On November 2, 2017, Judge Godbey entered an Order (available here) in Dorrell v. Proskauer Rose. In the case, plaintiffs were a group of investors who purchased fraudulent certificates of deposit issued by Stanford International Bank Limited (i.e., the Stanford of ponzi-scheme fame). Plaintiffs allege that Proskauer (a law firm), through one of its former partners, “conspired with Stanford to avoid regulation and detection, thereby extending the duration of Stanford’s scheme.” Proskauer moved to dismiss based on the attorney-immunity doctrine.

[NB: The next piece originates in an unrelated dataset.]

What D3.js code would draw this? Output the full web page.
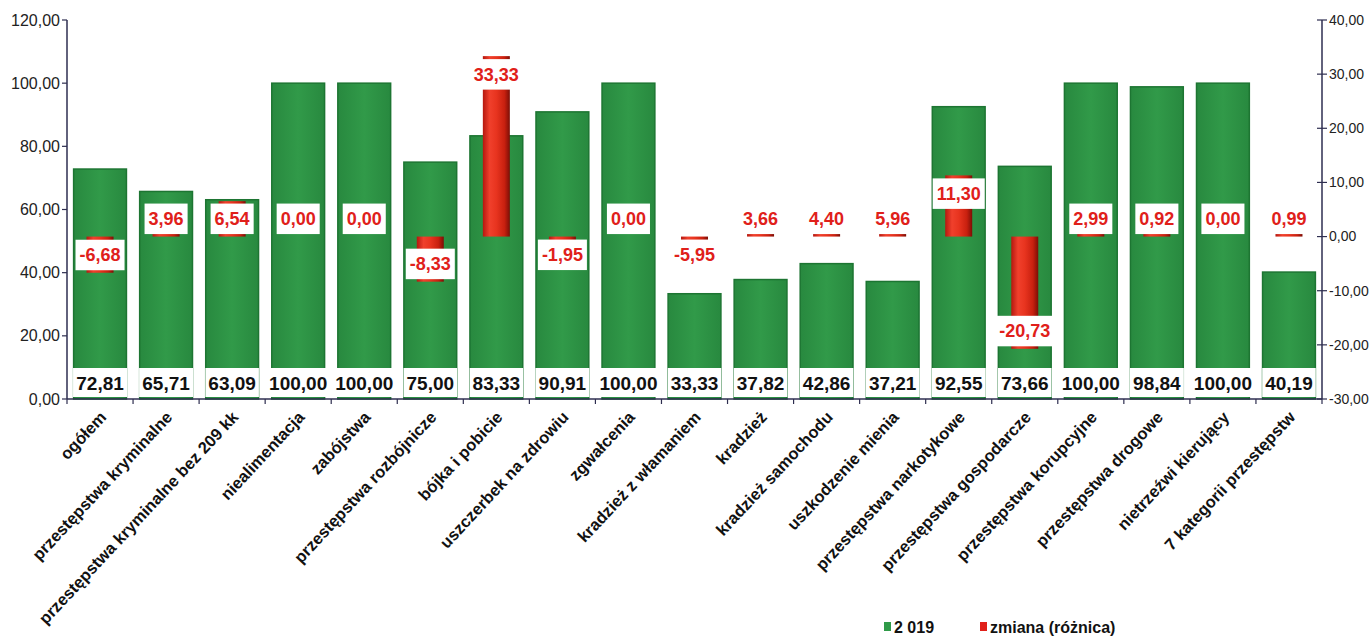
<!DOCTYPE html>
<html><head><meta charset="utf-8">
<script src="https://cdn.jsdelivr.net/npm/d3@7"></script>
<style>
html,body{margin:0;padding:0;background:#fff;}
svg{display:block;font-family:Arial,"Liberation Sans",sans-serif;}
</style></head>
<body><svg id="chart" width="1370" height="640"></svg>
<script>
const categories = ["ogółem","przestępstwa kryminalne","przestępstwa kryminalne bez 209 kk","niealimentacja","zabójstwa","przestępstwa rozbójnicze","bójka i pobicie","uszczerbek na zdrowiu","zgwałcenia","kradzież z włamaniem","kradzież","kradzież samochodu","uszkodzenie mienia","przestępstwa narkotykowe","przestępstwa gospodarcze","przestępstwa korupcyjne","przestępstwa drogowe","nietrzeźwi kierujący","7 kategorii przestępstw"];
const values2019 = [72.81,65.71,63.09,100.00,100.00,75.00,83.33,90.91,100.00,33.33,37.82,42.86,37.21,92.55,73.66,100.00,98.84,100.00,40.19];
const zmiana = [-6.68,3.96,6.54,0.00,0.00,-8.33,33.33,-1.95,0.00,-5.95,3.66,4.40,5.96,11.30,-20.73,2.99,0.92,0.00,0.99];
const leftTicks = [0,20,40,60,80,100,120];
const rightTicks = [-30,-20,-10,0,10,20,30,40];
const seriesNames = ["2 019","zmiana (różnica)"];

const svg = d3.select("#chart");
const L = 67, R = 1322, T = 20, B = 399;
const fmt = v => d3.format(".2f")(v).replace(".", ",").replace("\u2212", "-");

const x = d3.scaleBand().domain(categories).range([L, R]).paddingInner(0.17).paddingOuter(0.085);
const yL = d3.scaleLinear().domain([0,120]).range([B, T]);
const yR = d3.scaleLinear().domain([-30,40]).range([B, T]);

const defs = svg.append("defs");
const g1 = defs.append("linearGradient").attr("id","redg").attr("x1","0").attr("x2","1").attr("y1","0").attr("y2","0");
[["0%","#b5180f"],["25%","#f0402c"],["50%","#e8341f"],["80%","#c8200f"],["100%","#7c0e06"]].forEach(s=>g1.append("stop").attr("offset",s[0]).attr("stop-color",s[1]));
const g2 = defs.append("linearGradient").attr("id","greeng").attr("x1","0").attr("x2","1").attr("y1","0").attr("y2","0");
[["0%","#28893f"],["50%","#319a49"],["100%","#28893f"]].forEach(s=>g2.append("stop").attr("offset",s[0]).attr("stop-color",s[1]));

// green bars
svg.append("g").selectAll("rect").data(categories).join("rect")
  .attr("x", d => x(d)+1).attr("width", x.bandwidth()-2)
  .attr("y", (d,i) => yL(values2019[i])).attr("height", (d,i) => yL(0)-yL(values2019[i]))
  .attr("fill","url(#greeng)").attr("stroke","#1d7532").attr("stroke-width",1.5);

// red bars
const rw = 27;
svg.append("g").selectAll("rect").data(categories).join("rect")
  .attr("x", d => x(d)+x.bandwidth()/2-rw/2).attr("width", rw)
  .attr("y", (d,i) => Math.min(yR(zmiana[i]), yR(0)))
  .attr("height", (d,i) => Math.abs(yR(zmiana[i])-yR(0)))
  .attr("fill","url(#redg)");

// axes
const axisCol = "#2e2e50";
svg.append("line").attr("x1",L).attr("x2",L).attr("y1",T).attr("y2",B).attr("stroke",axisCol).attr("stroke-width",1.5);
svg.append("line").attr("x1",R).attr("x2",R).attr("y1",T).attr("y2",B).attr("stroke",axisCol).attr("stroke-width",1.5);
svg.append("line").attr("x1",L).attr("x2",R).attr("y1",B).attr("y2",B).attr("stroke",axisCol).attr("stroke-width",1.5);

const gl = svg.append("g");
leftTicks.forEach(t => {
  gl.append("line").attr("x1",L-5).attr("x2",L).attr("y1",yL(t)).attr("y2",yL(t)).attr("stroke",axisCol).attr("stroke-width",1.2);
  gl.append("text").attr("x",L-7).attr("y",yL(t)).attr("dy","0.35em").attr("text-anchor","end")
    .attr("font-size",16).attr("fill","#222").text(fmt(t));
});
const gr = svg.append("g");
rightTicks.forEach(t => {
  gr.append("line").attr("x1",R-5).attr("x2",R+5).attr("y1",yR(t)).attr("y2",yR(t)).attr("stroke",axisCol).attr("stroke-width",1.2);
  gr.append("text").attr("x",R+7).attr("y",yR(t)).attr("dy","0.35em").attr("text-anchor","start")
    .attr("font-size",14).attr("fill","#222").text(fmt(t));
});
// category boundary ticks
const step = x.step();
for (let i=0;i<=categories.length;i++){
  const xx = L + i*step;
  svg.append("line").attr("x1",xx).attr("x2",xx).attr("y1",B).attr("y2",B+5).attr("stroke",axisCol).attr("stroke-width",1.2);
}

// category labels
svg.append("g").selectAll("text").data(categories).join("text")
  .attr("transform", d => `translate(${x(d)+x.bandwidth()/2+3},${B+15}) rotate(-47)`)
  .attr("text-anchor","end").attr("dy","0.35em")
  .attr("font-size",16.5).attr("font-weight","bold").attr("fill","#111").text(d => d);

// green value labels
const gv = svg.append("g");
categories.forEach((c,i) => {
  const cx = x(c)+x.bandwidth()/2;
  const t = gv.append("text").attr("x",cx).attr("y",383).attr("dy","0.36em").attr("text-anchor","middle")
    .attr("font-size",19).attr("font-weight","bold").attr("fill","#111").text(fmt(values2019[i]));
  const bb = t.node().getBBox();
  const w = Math.max(bb.width+6, x.bandwidth()-4);
  gv.insert("rect","text").attr("x",cx-w/2).attr("y",368).attr("width",w).attr("height",29).attr("fill","#fff");
});

// red value labels
const rv = svg.append("g");
categories.forEach((c,i) => {
  const cx = x(c)+x.bandwidth()/2;
  const v = zmiana[i];
  const y0 = yR(0), yv = yR(v);
  const cy = v >= 0 ? Math.min(yv+18, y0-18) : Math.max(yv-18, y0+18);
  const t = rv.append("text").attr("x",cx).attr("y",cy).attr("dy","0.36em").attr("text-anchor","middle")
    .attr("font-size",18).attr("font-weight","bold").attr("fill","#e0201a").text(fmt(v));
  const bb = t.node().getBBox();
  const w = bb.width+8;
  rv.insert("rect","text").attr("x",cx-w/2).attr("y",cy-15).attr("width",w).attr("height",30.5).attr("fill","#fff");
});

// legend
const lg = svg.append("g").attr("font-size",16).attr("font-weight","bold").attr("fill","#111");
lg.append("rect").attr("x",884).attr("y",622).attr("width",7).attr("height",9).attr("fill","#2f9a48");
lg.append("text").attr("x",894).attr("y",627).attr("dy","0.36em").text(seriesNames[0]);
lg.append("rect").attr("x",980).attr("y",622).attr("width",7).attr("height",9).attr("fill","#e0201a");
lg.append("text").attr("x",990).attr("y",627).attr("dy","0.36em").text(seriesNames[1]);
</script></body></html>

Judge Godbey agreed with Proskauer and dismissed the case. Judge Godbey summarized the attorney-immunity doctrine as follows:
It is well-settled in Texas that a third party may not generally hold an attorney liable for conduct undertaken in the representation of a client. This general rule is designed to encourage “loyal, faithful, and aggressive representation by attorneys employed as advocates,” which might be compromised if attorneys were subject to suit by third parties. An attorney is thus “given latitude to ‘pursue legal rights that he deems necessary and proper’ precisely to avoid the inevitable conflict that would arise if he were ‘forced constantly to balance his own potential exposure against his client’s best interest.’” The scope of the rule turns “on the type of conduct in which the attorney engages, rather than on whether the conduct was meritorious in the context of the underlying lawsuit.” Hence, if an attorney conclusively establishes that his conduct was within the scope of his legal representation of a client, attorney immunity applies.
However, attorneys “are not protected from liability to non-clients for their actions when they do not qualify as ‘the kind of conduct in which an attorney engages when discharging his duties to his client.’” For example, an attorney who participates in a fraudulent business scheme with a client or assaults opposing counsel during trial is unprotected by attorney immunity, as such acts are “entirely foreign to the duties of an attorney.”
Plaintiffs argued that the attorney-immunity doctrine did not apply to the facts of the case, due to three purported exceptions: (i) the “litigation context exception” (i.e., the attorney-immunity doctrine does not apply to conduct that occurs outside of formal litigation); (ii) the “crime exception” (i.e., that the attorney-immunity doctrine does immunize an attorney’s criminal conduct); and (iii) the “Texas Securities Act exception” (i.e., that immunity does not extend to claims brought under the Texas Securities Act). Ultimately, Judge Godbey ruled none these exceptions do not exist under Texas law.